On Awakening

There are some powerful lessons in this presentation:


There is a place for sleep.  Sleep offers the body opportunity to rest, recuperate, and heal. However at a certain point, the time comes when one must awaken. For various reasons, many people find comfort in sleep and seek to remain there through various forms of self-medicating actions.  Methods of self-medication include religion, alcohol, drugs, hypersexuality, and other actions done in excess.  The impact of these anesthetizing activities leave people feeling empty and worthless if they are not doing them. 

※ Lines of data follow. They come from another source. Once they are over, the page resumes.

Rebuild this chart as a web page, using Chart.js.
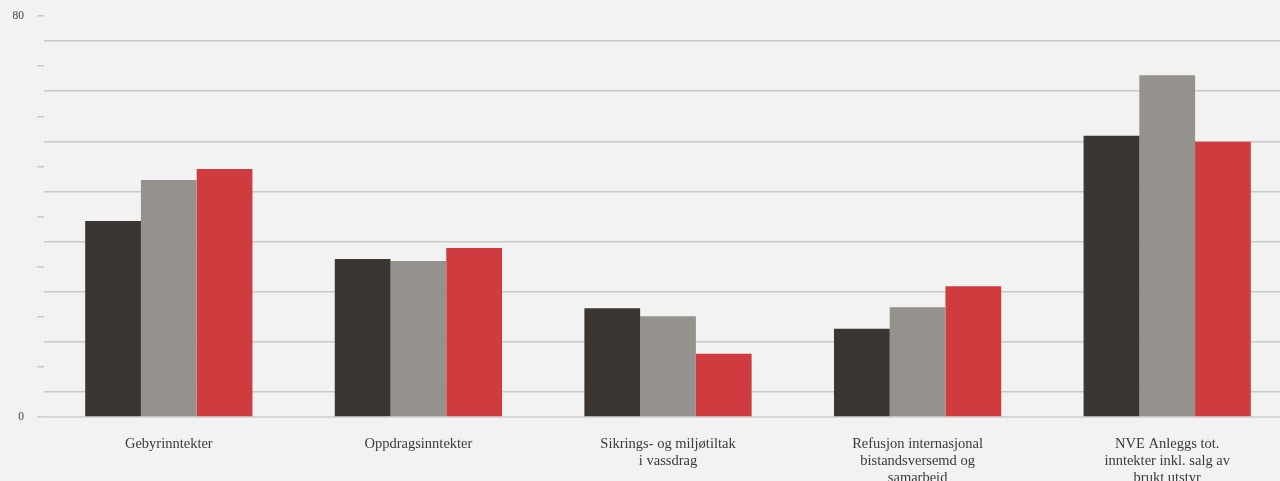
<!DOCTYPE html>
<html>
<head>
<meta charset="utf-8">
<script src="https://cdn.jsdelivr.net/npm/chart.js@4"></script>
<style>
  html, body { margin: 0; padding: 0; background: #f2f2f2; overflow: hidden; }
  #wrap { position: relative; width: 1292px; height: 481px; }
</style>
</head>
<body>
<div id="wrap"><canvas id="c"></canvas></div>
<script>
const categories = [
  ["Gebyrinntekter"],
  ["Oppdragsinntekter"],
  ["Sikrings- og miljøtiltak", "i vassdrag"],
  ["Refusjon internasjonal", "bistandsversemd og", "samarbeid"],
  ["NVE Anleggs tot.", "inntekter inkl. salg av", "brukt utstyr"]
];
const seriesA = [39.1, 31.5, 21.7, 17.6, 56.1];
const seriesB = [47.3, 31.1, 20.1, 21.9, 68.2];
const seriesC = [49.5, 33.7, 12.6, 26.1, 54.9];
const yTickLabels = [0, 80];

const gridCol = '#c9c9c9';
const clear = 'rgba(0,0,0,0)';

new Chart(document.getElementById('c'), {
  type: 'bar',
  data: {
    labels: categories,
    datasets: [
      { data: seriesA, backgroundColor: '#3b3632' },
      { data: seriesB, backgroundColor: '#95918d' },
      { data: seriesC, backgroundColor: '#cf3b3e' }
    ]
  },
  options: {
    responsive: true,
    maintainAspectRatio: false,
    animation: false,
    layout: { padding: { top: 16, right: 0, bottom: 0, left: 0 } },
    plugins: { legend: { display: false }, tooltip: { enabled: false } },
    datasets: { bar: { categoryPercentage: 0.67, barPercentage: 1.0 } },
    scales: {
      x: {
        grid: { display: false },
        border: { display: true, color: '#d6d6d6', width: 2 },
        ticks: {
          color: '#3a3a3a',
          font: { family: 'Liberation Serif', size: 14.5, lineHeight: '17px' },
          padding: 11,
          maxRotation: 0,
          autoSkip: false
        },
        afterFit: s => { s.height = 64; }
      },
      y: {
        min: 0,
        max: 80,
        border: { display: false },
        grid: {
          tickLength: 7,
          color: c => (c.tick && (c.tick.value % 10 === 5 || c.tick.value === 0)) ? gridCol : clear,
          tickColor: c => (c.tick && c.tick.value % 10 === 0) ? gridCol : clear,
          lineWidth: 1.5
        },
        ticks: {
          stepSize: 5,
          color: '#444',
          font: { family: 'Liberation Serif', size: 11.5, lineHeight: '4px' },
          padding: 13,
          callback: v => yTickLabels.includes(v) ? String(v) : ''
        },
        afterFit: s => { s.width = 44; }
      }
    }
  }
});
</script>
</body>
</html>
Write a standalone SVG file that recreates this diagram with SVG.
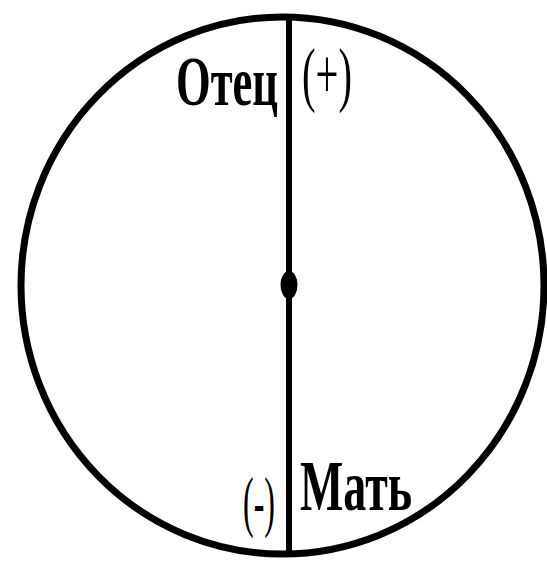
<svg xmlns="http://www.w3.org/2000/svg" width="547" height="563" viewBox="0 0 547 563">
<style>
.b{font-family:"Liberation Serif","Times New Roman",serif;font-weight:bold;fill:#000}
.r{font-family:"Liberation Serif","Times New Roman",serif;fill:#000}
.ln{stroke:#000;fill:none}
</style>
<rect width="547" height="563" fill="#fff"/>
<g id="circle"><ellipse class="ln" cx="282.5" cy="285.5" rx="261.5" ry="268.5" stroke-width="7"/></g>
<g id="connectors"><line class="ln" x1="289" y1="17" x2="289" y2="554" stroke-width="6"/></g>
<g id="center"><ellipse cx="289" cy="285" rx="8.5" ry="14" fill="#000"/></g>
<g id="father"><text class="b" transform="translate(176,105) scale(0.62,1)" font-size="70" textLength="164.5" lengthAdjust="spacingAndGlyphs">Отец</text></g>
<g id="plus"><text class="r" transform="translate(302,98) scale(0.57,1)" font-size="72" textLength="87.7" lengthAdjust="spacingAndGlyphs">(+)</text></g>
<g id="minus"><text class="r" transform="translate(243,524) scale(0.47,1)" font-size="68" textLength="68" lengthAdjust="spacingAndGlyphs">(-)</text></g>
<g id="mother"><text class="b" transform="translate(300,510) scale(0.64,1)" font-size="72" textLength="175" lengthAdjust="spacingAndGlyphs">Мать</text></g>
</svg>
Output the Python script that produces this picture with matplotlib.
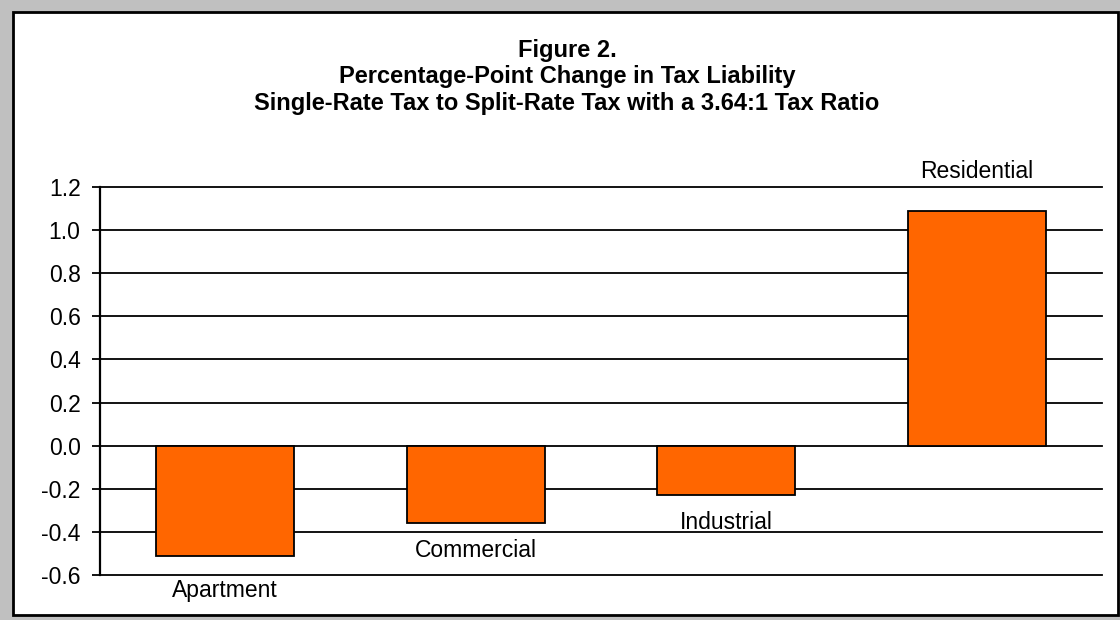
import matplotlib
matplotlib.use("Agg")
import matplotlib.pyplot as plt
from matplotlib.patches import Rectangle

# Percentage-point change in tax liability by property class
categories = ["Apartment", "Commercial", "Industrial", "Residential"]
changes = [-0.51, -0.36, -0.23, 1.09]
y_ticks = [-0.6, -0.4, -0.2, 0.0, 0.2, 0.4, 0.6, 0.8, 1.0, 1.2]
title_lines = [
    "Figure 2.",
    "Percentage-Point Change in Tax Liability",
    "Single-Rate Tax to Split-Rate Tax with a 3.64:1 Tax Ratio",
]

plt.rcParams["font.family"] = ["Liberation Sans", "DejaVu Sans"]

W, H = 1120, 620
fig = plt.figure(figsize=(W / 100, H / 100), dpi=100, facecolor="#C0C0C0")

# white chart area with black border
fig.patches.append(Rectangle((13 / W, 1 - 615 / H), (1118 - 13) / W, (615 - 12) / H,
                             transform=fig.transFigure, facecolor="white",
                             edgecolor="black", linewidth=2.0, zorder=-5))

fig.text(567 / W, 1 - 77 / H, "\n".join(title_lines), ha="center", va="center",
         fontsize=17, fontweight="bold", linespacing=1.22)

ax = fig.add_axes([100 / W, 1 - 575 / H, 1002 / W, 388 / H])
ax.set_facecolor("none")

x = [i + 0.5 for i in range(len(categories))]
ax.bar(x, changes, width=0.55, color="#FF6600", edgecolor="black", linewidth=1.3, zorder=3)

ax.set_xlim(0, len(categories))
ax.set_ylim(min(y_ticks), max(y_ticks))
ax.set_yticks(y_ticks)
ax.set_yticklabels([f"{t:.1f}" for t in y_ticks], fontsize=16.5)
ax.set_xticks([])
ax.yaxis.grid(True, color="black", linewidth=1.3, zorder=1)
ax.set_axisbelow(True)
for gl in ax.get_ygridlines():
    gl.set_clip_on(False)
ax.tick_params(axis="y", direction="out", length=6, width=1.3, color="black", pad=8)
for side in ("top", "right", "bottom"):
    ax.spines[side].set_visible(False)
ax.spines["left"].set_linewidth(1.6)
ax.spines["left"].set_zorder(4)

# category labels beside bar ends
gaps = [23, 16, 16, 28]
for xi, v, name, gap in zip(x, changes, categories, gaps):
    if v < 0:
        ax.annotate(name, (xi, v), xytext=(0, -gap), textcoords="offset pixels",
                    ha="center", va="top", fontsize=16.5)
    else:
        ax.annotate(name, (xi, v), xytext=(0, gap), textcoords="offset pixels",
                    ha="center", va="bottom", fontsize=16.5)

fig.savefig("out.png", dpi=100, facecolor=fig.get_facecolor())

That people are concerned with awakening indicates that they recognize that they have been asleep.  In the process of awakening, the presenter - Ayi Kwei Armah - recommends the following: 
  1. We must first end our addiction
  2. When free of addiction, we can cultivate healing values that will help us to remake ourselves, our families, our communities, the world...the universe.  In cultivating healing values, we must recognize and analyze the values meant to harm us.
  3. And we identify the regenerative values - those that help us to resurrect and modernize the best of what history has bequeathed us, while learning from the mistakes - and put them at the center of our conversations, behaviors and institutions. 
Awakening is tough at times, particularly when surrounded by those who find comfort in a perpetual state of sleepy numbness. It is even tougher when the heart recognizes that wakefulness requires action. Yet as those with like hearts and minds moving in the same direction choose to walk and work together, awakening becomes not only the desired process of living, but the only possible option.